Dalam perkembangannya, teknologi blockchain dan DLT memang menjanjikan banyak manfaat, seperti peningkatan transparansi, keamanan, dan efisiensi dalam transaksi keuangan. Namun, seperti yang disampaikan oleh Ryan Rizaldy, implementasi teknologi ini dalam konteks kebanksentralan memerlukan kajian mendalam dan data yang komprehensif. Oleh karena itu, BI memilih pendekatan yang hati-hati dengan melakukan uji coba secara bertahap sebelum benar-benar meluncurkan rupiah digital secara resmi.
Jika uji coba ini berhasil, Indonesia berpotensi menjadi salah satu negara pionir dalam adopsi mata uang digital yang didukung oleh teknologi blockchain. Hal ini tidak hanya akan memperkuat sistem keuangan nasional, tetapi juga membuka peluang baru dalam integrasi ekonomi digital global. BI, melalui Proyek Garuda dan strategi BSPI 2030, menunjukkan komitmennya untuk terus beradaptasi dengan perubahan teknologi dan kebutuhan zaman, sekaligus menjaga stabilitas dan keamanan sistem keuangan Indonesia.

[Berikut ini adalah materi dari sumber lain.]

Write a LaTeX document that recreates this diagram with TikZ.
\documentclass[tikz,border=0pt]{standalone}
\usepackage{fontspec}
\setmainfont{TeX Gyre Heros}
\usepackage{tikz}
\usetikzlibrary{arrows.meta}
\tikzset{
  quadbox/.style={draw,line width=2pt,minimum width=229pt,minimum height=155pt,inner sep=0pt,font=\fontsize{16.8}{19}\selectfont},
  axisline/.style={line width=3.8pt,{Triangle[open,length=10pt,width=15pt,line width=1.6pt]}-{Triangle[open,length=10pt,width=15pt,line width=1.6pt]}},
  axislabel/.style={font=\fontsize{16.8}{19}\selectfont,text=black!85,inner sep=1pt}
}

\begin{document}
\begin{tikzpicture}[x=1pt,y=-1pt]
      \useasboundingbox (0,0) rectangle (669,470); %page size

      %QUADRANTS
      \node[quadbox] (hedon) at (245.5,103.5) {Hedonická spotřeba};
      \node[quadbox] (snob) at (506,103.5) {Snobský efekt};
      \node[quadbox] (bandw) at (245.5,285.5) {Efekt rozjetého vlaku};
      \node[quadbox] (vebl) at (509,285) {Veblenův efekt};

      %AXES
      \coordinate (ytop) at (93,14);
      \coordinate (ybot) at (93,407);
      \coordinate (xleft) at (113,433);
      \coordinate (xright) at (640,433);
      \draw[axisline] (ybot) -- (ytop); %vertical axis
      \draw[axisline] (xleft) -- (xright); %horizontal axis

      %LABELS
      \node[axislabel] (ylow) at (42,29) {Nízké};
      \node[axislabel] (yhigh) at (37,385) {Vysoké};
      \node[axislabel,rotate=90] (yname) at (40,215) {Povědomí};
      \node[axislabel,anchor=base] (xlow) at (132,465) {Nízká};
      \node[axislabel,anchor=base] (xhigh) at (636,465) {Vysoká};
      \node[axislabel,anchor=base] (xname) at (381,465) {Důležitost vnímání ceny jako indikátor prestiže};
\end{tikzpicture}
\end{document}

Ke depannya, masyarakat dan pelaku industri keuangan di Indonesia perlu terus memantau perkembangan uji coba ini. Sebab, keberhasilan atau kegagalan dalam implementasi rupiah digital akan berdampak besar pada berbagai aspek, mulai dari kebijakan moneter, regulasi keuangan, hingga perilaku ekonomi masyarakat. Sebagai negara dengan populasi besar dan dinamika ekonomi yang terus berkembang, adopsi teknologi seperti blockchain dalam sistem keuangan Indonesia dapat menjadi salah satu tonggak penting dalam perjalanan menuju ekonomi digital yang maju dan berdaya saing global.